Thursday, January 18, 2007

An open letter

To the people who are searching for reviews of my play
Deflowering Waldo and stumble on my blog instead:

First of all, why do you care? Either you like the
play or you don't. Either you want to do it or you
don't. Why do you care what other people say?

Second, you're not going to find a review of it
online. We performed it in secrecy. At night. You
had to know a special password to get in. And you had
to be able to say it correctly, in Russian. And you
had to pay a lot of money directly to a Swiss bank
account prior to the performance. And we did it in my
basement. And the people who saw it were sworn to
secrecy and could never talk about the experience.
Because we didn't want the riff raff to see the show
and then write an online review.

I hope this information helps.



Anonymous said...

I saw it and I thought it was fucking _________. In fact, the climax left me _______ and I couldn't _______ for a week.

An _____, _______ show.
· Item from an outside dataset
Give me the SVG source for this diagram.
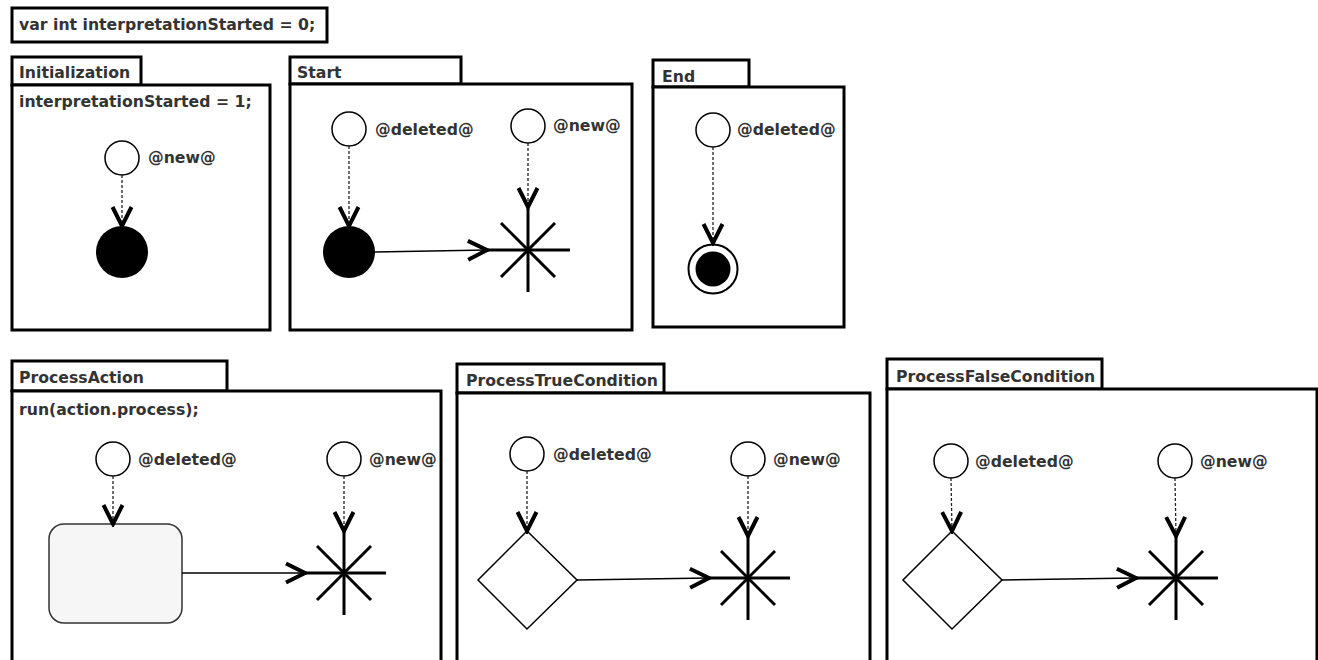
<svg xmlns="http://www.w3.org/2000/svg" width="1318" height="660" viewBox="0 0 1318 660">
  <style>
    .frame { fill: #fff; stroke: #000; stroke-width: 3; }
    .lbl { font-family: "DejaVu Sans", "Liberation Sans", sans-serif; font-weight: bold; font-size: 15.7px; fill: #333; }
    .pin { fill: #fff; stroke: #000; stroke-width: 1.5; }
    .dot { fill: #000; }
    .dash { fill: none; stroke: #222; stroke-width: 1.3; stroke-dasharray: 3 2; }
    .flow { fill: none; stroke: #000; stroke-width: 1.5; }
    .star { stroke: #000; stroke-width: 3; }
    .choice { fill: #fff; stroke: #000; stroke-width: 1.5; }
    .act { fill: #f6f6f6; stroke: #333; stroke-width: 1.5; }
  </style>
  <defs>
    <marker id="open" viewBox="0 0 24 24" refX="21" refY="12" markerWidth="24" markerHeight="24" markerUnits="userSpaceOnUse" orient="auto">
      <path d="M2,2.5 L21,12 L2,21.5" fill="none" stroke="#000" stroke-width="4"/>
    </marker>
    <g id="asterisk">
      <line class="star" x1="0" y1="-42" x2="0" y2="42"/>
      <line class="star" x1="-42" y1="0" x2="42" y2="0"/>
      <line class="star" x1="-27" y1="-27" x2="27" y2="27"/>
      <line class="star" x1="-27" y1="27" x2="27" y2="-27"/>
    </g>
  </defs>
  <rect width="1318" height="660" fill="#fff"/>

  <!-- global declaration -->
  <g id="declaration">
    <rect class="frame" x="12" y="8" width="315" height="34"/>
    <text class="lbl" x="19" y="30">var int interpretationStarted = 0;</text>
  </g>

  <!-- Initialization rule -->
  <g id="initialization">
    <rect class="frame" x="12" y="57" width="129" height="28"/>
    <rect class="frame" x="12" y="85" width="258" height="245"/>
    <text class="lbl" x="19" y="78">Initialization</text>
    <text class="lbl" x="19" y="107">interpretationStarted = 1;</text>
  </g>
  <g id="init-new">
    <circle class="pin" cx="122" cy="158" r="17"/>
    <text class="lbl" x="148" y="163">@new@</text>
  </g>
  <g id="init-start">
    <circle class="dot" cx="122" cy="252" r="26"/>
  </g>

  <!-- Start rule -->
  <g id="start">
    <rect class="frame" x="290" y="57" width="171" height="27"/>
    <rect class="frame" x="290" y="84" width="342" height="246"/>
    <text class="lbl" x="297" y="78">Start</text>
  </g>
  <g id="start-deleted">
    <circle class="pin" cx="349" cy="129" r="17"/>
    <text class="lbl" x="375" y="135">@deleted@</text>
  </g>
  <g id="start-new">
    <circle class="pin" cx="528" cy="126" r="17"/>
    <text class="lbl" x="553" y="131">@new@</text>
  </g>
  <g id="start-initial">
    <circle class="dot" cx="349" cy="252" r="26"/>
  </g>
  <g id="start-any">
    <use href="#asterisk" x="528" y="250"/>
  </g>

  <!-- End rule -->
  <g id="end">
    <rect class="frame" x="653" y="60" width="96" height="27"/>
    <rect class="frame" x="653" y="87" width="191" height="240"/>
    <text class="lbl" x="662" y="82">End</text>
  </g>
  <g id="end-deleted">
    <circle class="pin" cx="713" cy="130" r="17"/>
    <text class="lbl" x="737" y="135">@deleted@</text>
  </g>
  <g id="end-final">
    <circle cx="713" cy="269" r="24.5" fill="#fff" stroke="#000" stroke-width="2"/>
    <circle class="dot" cx="713" cy="269" r="17.5"/>
  </g>

  <!-- ProcessAction rule -->
  <g id="process-action">
    <rect class="frame" x="12" y="361" width="215" height="30"/>
    <rect class="frame" x="12" y="391" width="429" height="280"/>
    <text class="lbl" x="19" y="383">ProcessAction</text>
    <text class="lbl" x="19" y="415">run(action.process);</text>
  </g>
  <g id="pa-deleted">
    <circle class="pin" cx="113" cy="459" r="17"/>
    <text class="lbl" x="138" y="465">@deleted@</text>
  </g>
  <g id="pa-new">
    <circle class="pin" cx="344" cy="459" r="17"/>
    <text class="lbl" x="369" y="465">@new@</text>
  </g>
  <g id="pa-action">
    <rect class="act" x="49" y="524" width="133" height="99" rx="15" ry="15"/>
  </g>
  <g id="pa-any">
    <use href="#asterisk" x="344" y="573"/>
  </g>

  <!-- ProcessTrueCondition rule -->
  <g id="process-true">
    <rect class="frame" x="457" y="364" width="207" height="29"/>
    <rect class="frame" x="457" y="393" width="413" height="280"/>
    <text class="lbl" x="466" y="386">ProcessTrueCondition</text>
  </g>
  <g id="pt-deleted">
    <circle class="pin" cx="527" cy="454" r="17"/>
    <text class="lbl" x="553" y="460">@deleted@</text>
  </g>
  <g id="pt-new">
    <circle class="pin" cx="748" cy="459" r="17"/>
    <text class="lbl" x="773" y="465">@new@</text>
  </g>
  <g id="pt-decision">
    <polygon class="choice" points="527,531 577,580 527,629 478,580"/>
  </g>
  <g id="pt-any">
    <use href="#asterisk" x="748" y="578"/>
  </g>

  <!-- ProcessFalseCondition rule -->
  <g id="process-false">
    <rect class="frame" x="887" y="359" width="215" height="30"/>
    <rect class="frame" x="887" y="389" width="430" height="285"/>
    <text class="lbl" x="896" y="382">ProcessFalseCondition</text>
  </g>
  <g id="pf-deleted">
    <circle class="pin" cx="951" cy="461" r="17"/>
    <text class="lbl" x="975" y="467">@deleted@</text>
  </g>
  <g id="pf-new">
    <circle class="pin" cx="1175" cy="461" r="17"/>
    <text class="lbl" x="1200" y="467">@new@</text>
  </g>
  <g id="pf-decision">
    <polygon class="choice" points="952,531 1002,580 952,629 903,580"/>
  </g>
  <g id="pf-any">
    <use href="#asterisk" x="1176" y="578"/>
  </g>

  <!-- connectors -->
  <g id="connectors">
    <line class="dash" x1="122" y1="175" x2="122" y2="226" marker-end="url(#open)"/>

    <line class="dash" x1="349" y1="146" x2="349" y2="226" marker-end="url(#open)"/>
    <line class="dash" x1="528" y1="143" x2="528" y2="207" marker-end="url(#open)"/>
    <line class="flow" x1="375" y1="252" x2="487" y2="250" marker-end="url(#open)"/>

    <line class="dash" x1="713" y1="147" x2="713" y2="243" marker-end="url(#open)"/>

    <line class="dash" x1="113" y1="476" x2="113" y2="524" marker-end="url(#open)"/>
    <line class="dash" x1="344" y1="476" x2="344" y2="531" marker-end="url(#open)"/>
    <line class="flow" x1="182" y1="573" x2="305" y2="573" marker-end="url(#open)"/>

    <line class="dash" x1="527" y1="471" x2="527" y2="531" marker-end="url(#open)"/>
    <line class="dash" x1="748" y1="476" x2="748" y2="536" marker-end="url(#open)"/>
    <line class="flow" x1="577" y1="580" x2="709" y2="578" marker-end="url(#open)"/>

    <line class="dash" x1="951" y1="478" x2="952" y2="531" marker-end="url(#open)"/>
    <line class="dash" x1="1175" y1="478" x2="1176" y2="536" marker-end="url(#open)"/>
    <line class="flow" x1="1002" y1="580" x2="1136" y2="578" marker-end="url(#open)"/>
  </g>
</svg>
Few writers can _______ the way Adam ________.

He's a real ________.

Adam said...

I wonder if that counts as an online review.

Laura said...

I'm not the person searching for reviews, obviously, though I wish I could see/read the play. Nevertheless, whenever I see something (movie, play) I sometimes go on the net to see what other people thought. I guess I miss being able to discuss it with others who have an informed opinion. It helps to enhance the experience, and it often makes me consider other points of view.
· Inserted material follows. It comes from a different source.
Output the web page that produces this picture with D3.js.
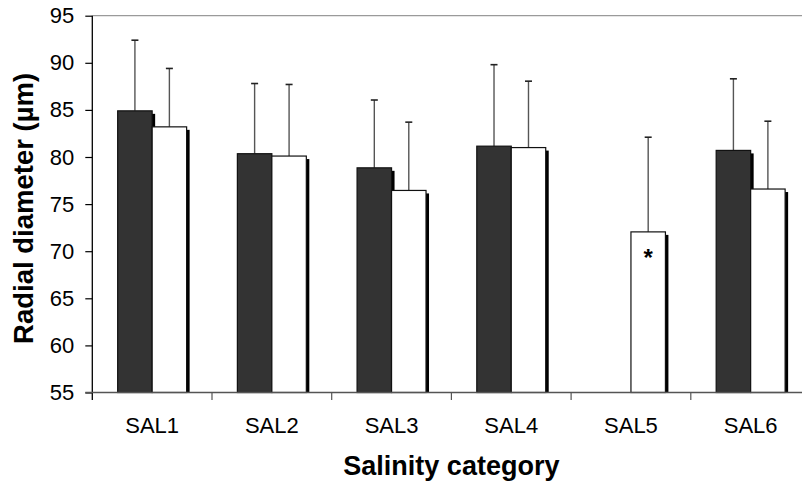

I think it's a good sign, if that's happening. It means that people are walking out the door, getting home, checking the internet and searching for it. All that time, they were probably thinking about various aspects of your play. They took all that time to consider it.

Of course, it could also be someone is thinking about producing it and wants a variety of opinions.

Or maybe you're right. It's someone who is wondering if it's worth it to go.

But what the hell, why not think positive? Heh.

Adam said...

thanks, Laura for being the voice of reason. I guess I can't help being snarky sometimes when really I should be happy a discussion is taking place about my work in which i am not involved.

Ry said...

Wasn't there a review that compared Deflowering Waldo, for incomprehensible reasons, to William Styron's Darkness Visible? I'm still puzzling over that one.

In that spirit, I create for you an internet review of Waldo, adapted from the very first google hit for the phrase "The Most Pretentious Review Ever":

"There are few places creepier to spend time than in Adam Szymkowicz’s head. It is a head where the wild things grow, twisting and spreading like vines, like fingers, and taking us in their captive embrace. These wild things have laid siege to us even as they have mutated. Dark as pitch, as noir, as hate, by turns beautiful and ugly, funny and horrifying, “Deflowering Waldo” is also as cracked as Mad magazine. I’m still trying to figure out what Waldo — who seems to be living in Ralph Kramden’s apartment, as redesigned by Edward Hopper — has to do with the weepy psychotherapist who may be a whore or merely lost or, because this is an Adam Szymokowicz play (after all), probably both.

"As the Good Witch of the North says, it’s always best to start at the beginning and, so, once upon a time, a boy, Waldo receives a psychiatrist into his home. When the boy went out into the world to play, evil was born and followed the boy. When the girl went out to play, though, she got lost in the marketplace, which pretty much sums up what happens to most pretty actresses in New York. Waldo tumbles down rabbit holes inside rabbit holes inside rabbit holes, finally choking on the acrid smoke that billows out of the dream factory in what looks like a Nathanael West rooming house of horrors. They shoot rabbits, don’t they? Yes, they do, and usually before the clincher. Soon, Waldo or Butch or perhaps both enter another story that resembles a tawdrier version of “On High in Blue Tomorrows”, chewing the fat and their naughty lower lips. In “Deflowering Waldo,” the classic hero’s journey has been supplanted by a series of jarringly discordant scenes, situations and setups that reflect one another much like the repeating images in the splintered hall of mirrors at the end of Orson Welles’s “Lady From Shanghai.”

Adam said...

thanks, Ry. That's fantastic. I'm glad it exists and it sums the play and that production up pretty nicely.